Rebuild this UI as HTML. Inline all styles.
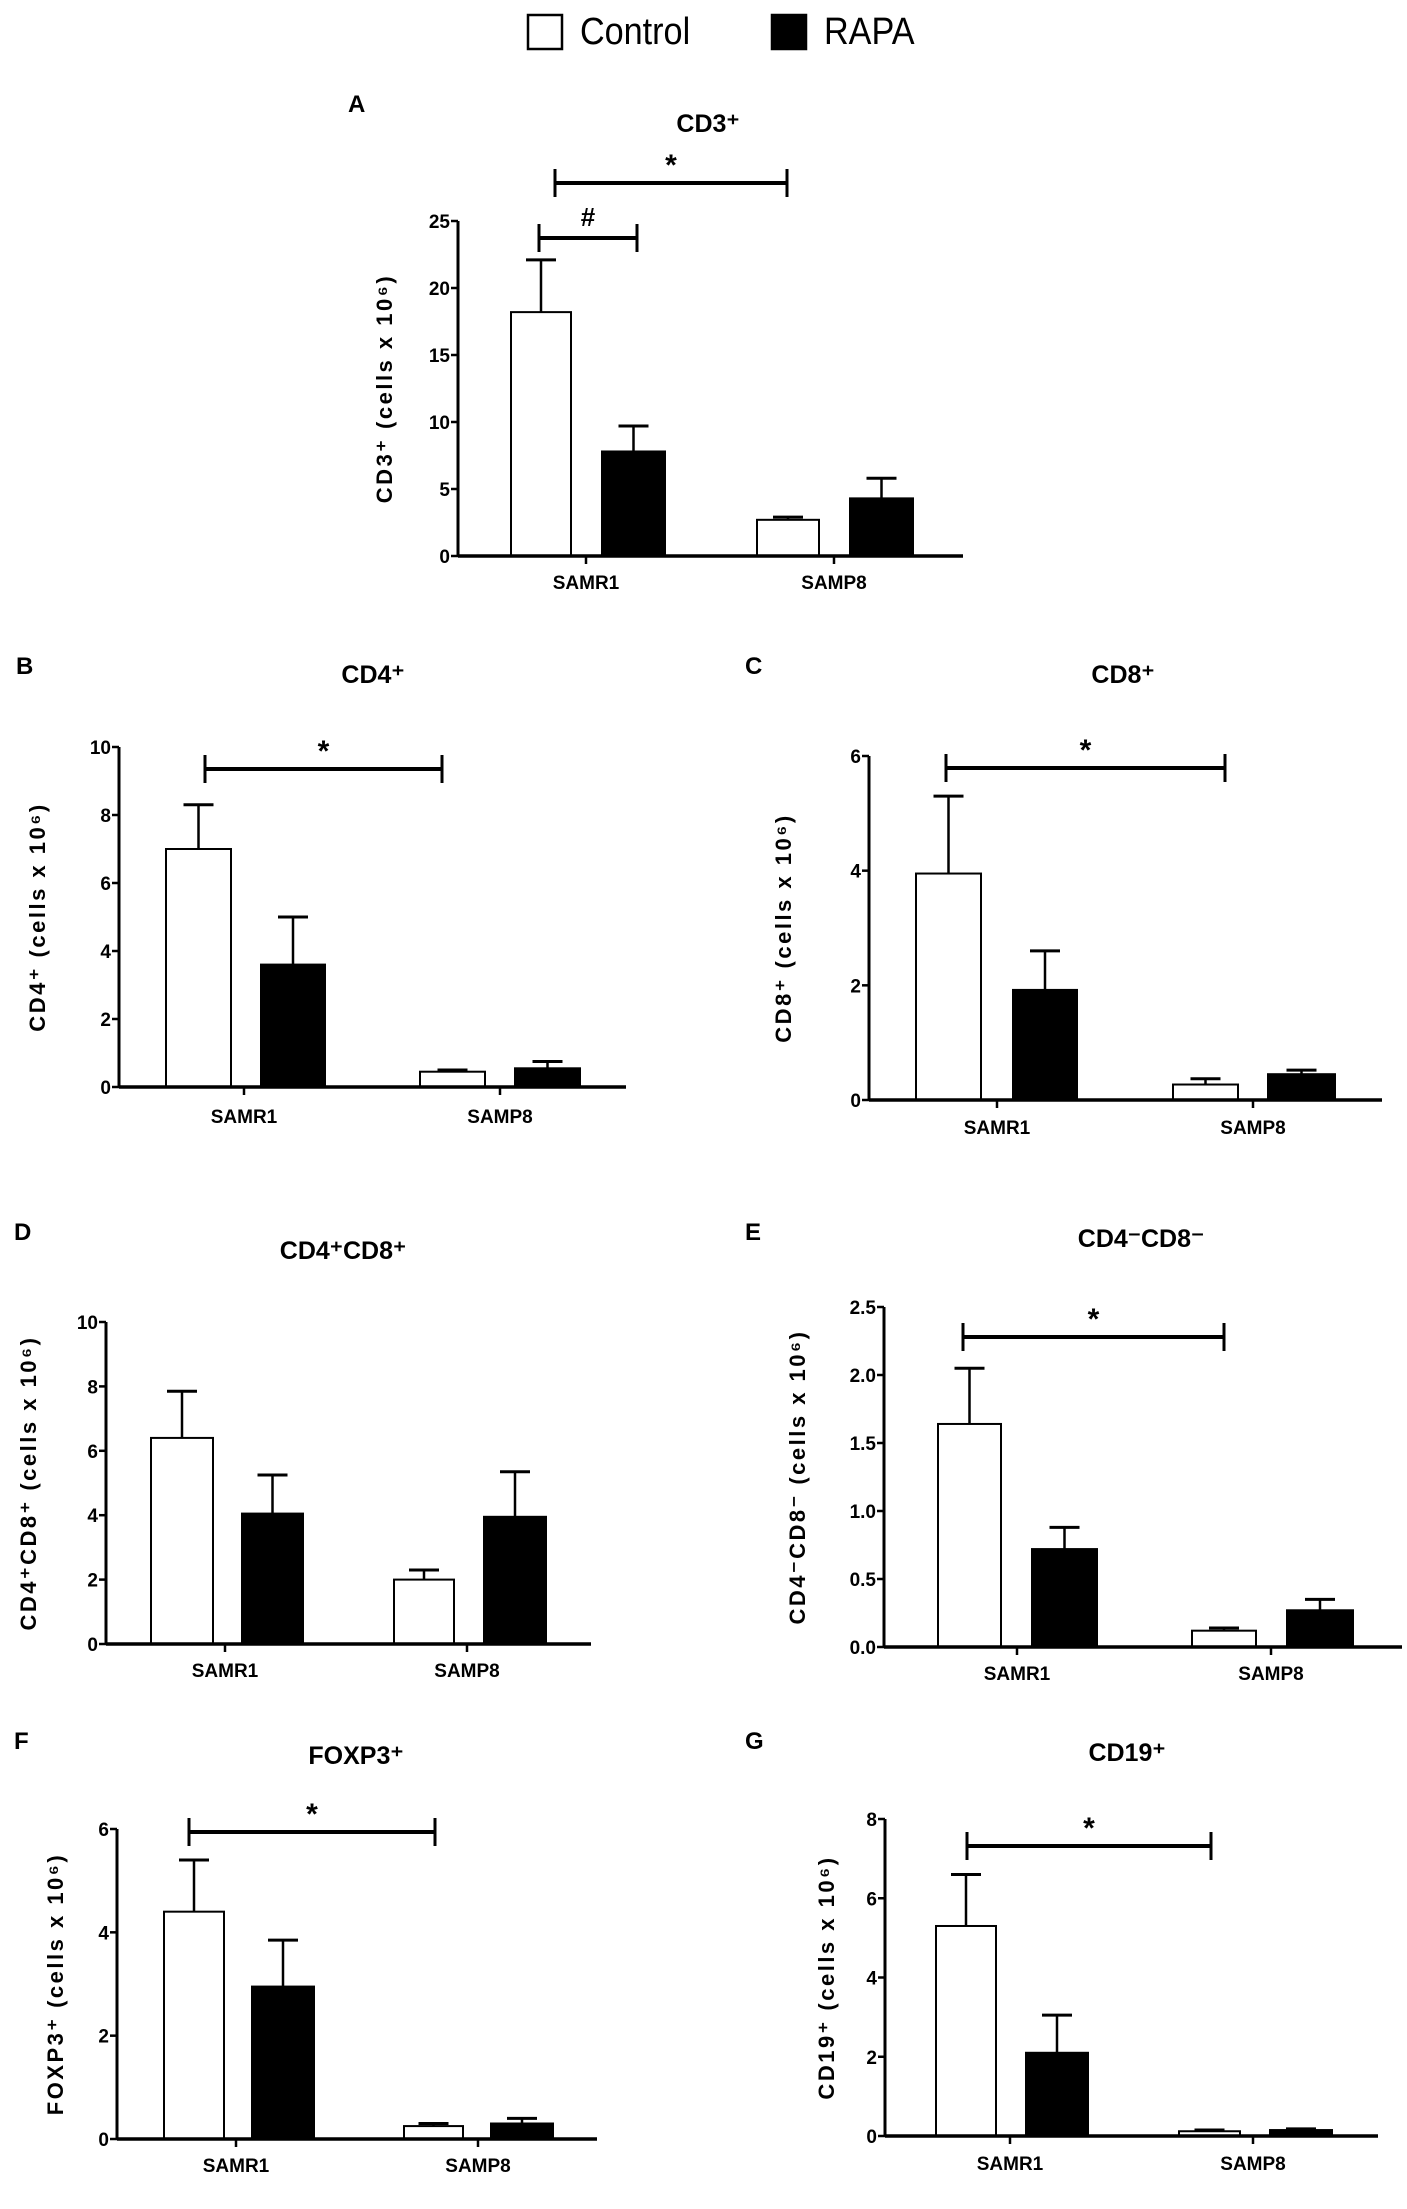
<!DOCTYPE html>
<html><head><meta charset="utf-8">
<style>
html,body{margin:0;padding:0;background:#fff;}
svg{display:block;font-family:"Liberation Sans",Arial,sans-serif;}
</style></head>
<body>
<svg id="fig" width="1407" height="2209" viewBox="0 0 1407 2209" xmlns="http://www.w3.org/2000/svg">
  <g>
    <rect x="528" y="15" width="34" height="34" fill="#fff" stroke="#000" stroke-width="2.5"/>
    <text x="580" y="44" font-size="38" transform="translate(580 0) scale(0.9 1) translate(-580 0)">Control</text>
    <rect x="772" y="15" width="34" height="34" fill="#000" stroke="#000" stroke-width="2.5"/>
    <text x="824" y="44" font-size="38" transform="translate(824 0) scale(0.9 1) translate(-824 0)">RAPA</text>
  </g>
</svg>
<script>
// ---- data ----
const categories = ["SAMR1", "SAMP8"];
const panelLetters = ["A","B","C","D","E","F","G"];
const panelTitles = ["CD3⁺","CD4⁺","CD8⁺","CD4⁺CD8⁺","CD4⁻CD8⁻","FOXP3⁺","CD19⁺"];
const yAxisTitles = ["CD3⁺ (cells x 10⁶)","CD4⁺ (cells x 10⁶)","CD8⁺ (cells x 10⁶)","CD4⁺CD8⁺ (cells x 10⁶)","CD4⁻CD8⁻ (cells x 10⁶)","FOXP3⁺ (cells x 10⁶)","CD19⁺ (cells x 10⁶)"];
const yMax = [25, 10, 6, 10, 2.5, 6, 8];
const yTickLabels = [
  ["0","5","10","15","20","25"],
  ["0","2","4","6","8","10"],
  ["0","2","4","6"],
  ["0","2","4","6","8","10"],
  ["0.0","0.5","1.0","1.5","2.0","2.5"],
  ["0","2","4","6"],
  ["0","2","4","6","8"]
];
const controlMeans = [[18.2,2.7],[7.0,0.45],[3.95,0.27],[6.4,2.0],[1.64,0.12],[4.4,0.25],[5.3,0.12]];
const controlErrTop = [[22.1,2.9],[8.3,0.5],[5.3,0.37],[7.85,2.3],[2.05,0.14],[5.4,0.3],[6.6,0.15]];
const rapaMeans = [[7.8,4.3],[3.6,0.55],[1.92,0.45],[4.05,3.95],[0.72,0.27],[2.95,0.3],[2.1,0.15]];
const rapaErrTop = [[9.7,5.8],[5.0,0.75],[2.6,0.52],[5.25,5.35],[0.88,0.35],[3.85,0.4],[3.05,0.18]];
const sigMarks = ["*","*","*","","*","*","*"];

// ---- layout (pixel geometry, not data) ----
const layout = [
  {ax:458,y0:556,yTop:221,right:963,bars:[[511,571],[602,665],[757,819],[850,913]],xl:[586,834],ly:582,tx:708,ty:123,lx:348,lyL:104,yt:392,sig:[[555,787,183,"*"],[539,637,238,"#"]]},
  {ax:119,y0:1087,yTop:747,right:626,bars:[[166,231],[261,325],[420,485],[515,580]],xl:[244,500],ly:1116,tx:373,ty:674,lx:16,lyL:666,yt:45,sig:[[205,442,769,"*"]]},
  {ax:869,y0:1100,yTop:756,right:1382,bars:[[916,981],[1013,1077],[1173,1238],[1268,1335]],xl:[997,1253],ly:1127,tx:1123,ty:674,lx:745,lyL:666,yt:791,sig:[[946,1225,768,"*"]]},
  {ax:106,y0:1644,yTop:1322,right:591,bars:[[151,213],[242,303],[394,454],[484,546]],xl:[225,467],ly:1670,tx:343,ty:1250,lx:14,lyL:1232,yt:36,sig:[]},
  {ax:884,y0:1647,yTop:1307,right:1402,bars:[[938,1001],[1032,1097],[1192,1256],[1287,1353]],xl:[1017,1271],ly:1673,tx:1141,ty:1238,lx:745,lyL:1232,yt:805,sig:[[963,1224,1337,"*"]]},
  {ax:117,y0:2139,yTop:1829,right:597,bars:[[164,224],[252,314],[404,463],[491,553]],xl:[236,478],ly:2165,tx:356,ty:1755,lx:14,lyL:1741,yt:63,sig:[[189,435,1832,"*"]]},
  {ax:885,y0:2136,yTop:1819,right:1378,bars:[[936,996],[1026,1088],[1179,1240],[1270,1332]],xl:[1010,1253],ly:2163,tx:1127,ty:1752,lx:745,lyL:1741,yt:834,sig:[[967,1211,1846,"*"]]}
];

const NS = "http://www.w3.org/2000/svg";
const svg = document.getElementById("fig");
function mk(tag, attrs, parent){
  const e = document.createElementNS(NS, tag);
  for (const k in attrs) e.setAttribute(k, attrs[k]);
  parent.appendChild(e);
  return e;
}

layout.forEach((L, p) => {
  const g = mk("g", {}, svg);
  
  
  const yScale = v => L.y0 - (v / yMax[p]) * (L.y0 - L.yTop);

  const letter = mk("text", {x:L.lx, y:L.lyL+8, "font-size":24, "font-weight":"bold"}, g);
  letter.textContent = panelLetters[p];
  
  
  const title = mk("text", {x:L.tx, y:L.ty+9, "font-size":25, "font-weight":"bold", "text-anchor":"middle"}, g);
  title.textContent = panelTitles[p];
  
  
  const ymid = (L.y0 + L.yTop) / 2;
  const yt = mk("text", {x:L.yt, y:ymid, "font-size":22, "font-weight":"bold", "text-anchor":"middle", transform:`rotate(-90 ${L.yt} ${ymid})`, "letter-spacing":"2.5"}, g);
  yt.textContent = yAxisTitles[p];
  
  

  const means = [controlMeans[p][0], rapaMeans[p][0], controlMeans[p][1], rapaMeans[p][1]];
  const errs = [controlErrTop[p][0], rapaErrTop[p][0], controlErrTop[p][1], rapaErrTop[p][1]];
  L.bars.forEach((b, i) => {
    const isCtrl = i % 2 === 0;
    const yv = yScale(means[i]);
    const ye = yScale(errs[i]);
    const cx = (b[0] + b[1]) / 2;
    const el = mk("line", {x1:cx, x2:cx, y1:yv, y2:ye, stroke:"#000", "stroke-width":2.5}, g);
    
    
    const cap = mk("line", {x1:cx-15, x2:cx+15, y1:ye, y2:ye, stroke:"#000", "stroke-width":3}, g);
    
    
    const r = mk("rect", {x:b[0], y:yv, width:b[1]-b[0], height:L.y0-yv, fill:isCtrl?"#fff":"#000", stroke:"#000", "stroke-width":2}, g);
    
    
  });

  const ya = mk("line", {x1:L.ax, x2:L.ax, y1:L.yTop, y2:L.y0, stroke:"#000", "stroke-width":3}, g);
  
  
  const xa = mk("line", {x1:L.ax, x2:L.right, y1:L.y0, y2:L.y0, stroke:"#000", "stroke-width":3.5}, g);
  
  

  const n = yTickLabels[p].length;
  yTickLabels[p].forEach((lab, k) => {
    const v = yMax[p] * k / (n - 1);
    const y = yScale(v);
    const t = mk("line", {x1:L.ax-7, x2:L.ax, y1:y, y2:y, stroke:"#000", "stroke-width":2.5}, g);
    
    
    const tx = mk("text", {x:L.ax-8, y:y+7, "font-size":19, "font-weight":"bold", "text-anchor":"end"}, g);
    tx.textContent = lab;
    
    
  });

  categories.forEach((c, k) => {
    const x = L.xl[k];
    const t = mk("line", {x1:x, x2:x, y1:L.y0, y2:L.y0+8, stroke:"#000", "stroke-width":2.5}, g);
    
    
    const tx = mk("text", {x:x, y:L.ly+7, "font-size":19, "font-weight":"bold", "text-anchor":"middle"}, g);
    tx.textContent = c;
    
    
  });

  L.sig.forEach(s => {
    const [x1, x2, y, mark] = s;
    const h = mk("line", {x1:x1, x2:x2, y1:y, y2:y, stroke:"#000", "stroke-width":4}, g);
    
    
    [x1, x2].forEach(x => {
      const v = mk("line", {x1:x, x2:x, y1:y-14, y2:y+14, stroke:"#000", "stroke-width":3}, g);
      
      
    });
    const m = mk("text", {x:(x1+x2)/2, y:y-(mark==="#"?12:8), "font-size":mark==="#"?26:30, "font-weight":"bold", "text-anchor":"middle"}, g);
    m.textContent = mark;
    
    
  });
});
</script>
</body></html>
* * *
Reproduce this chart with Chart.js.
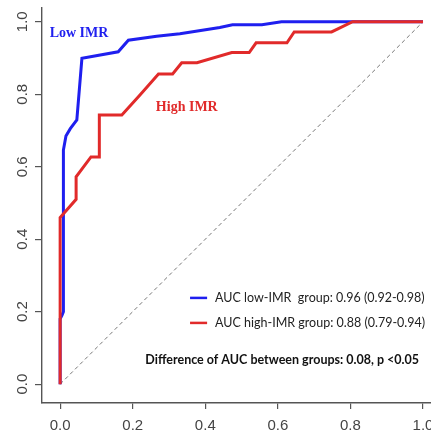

Aim = Check each line of the entries for the string "this". Copy the lines that have it.

Response below =
Rebuild this UI as HTML. Inline all styles.
Reproduce this chart with Chart.js.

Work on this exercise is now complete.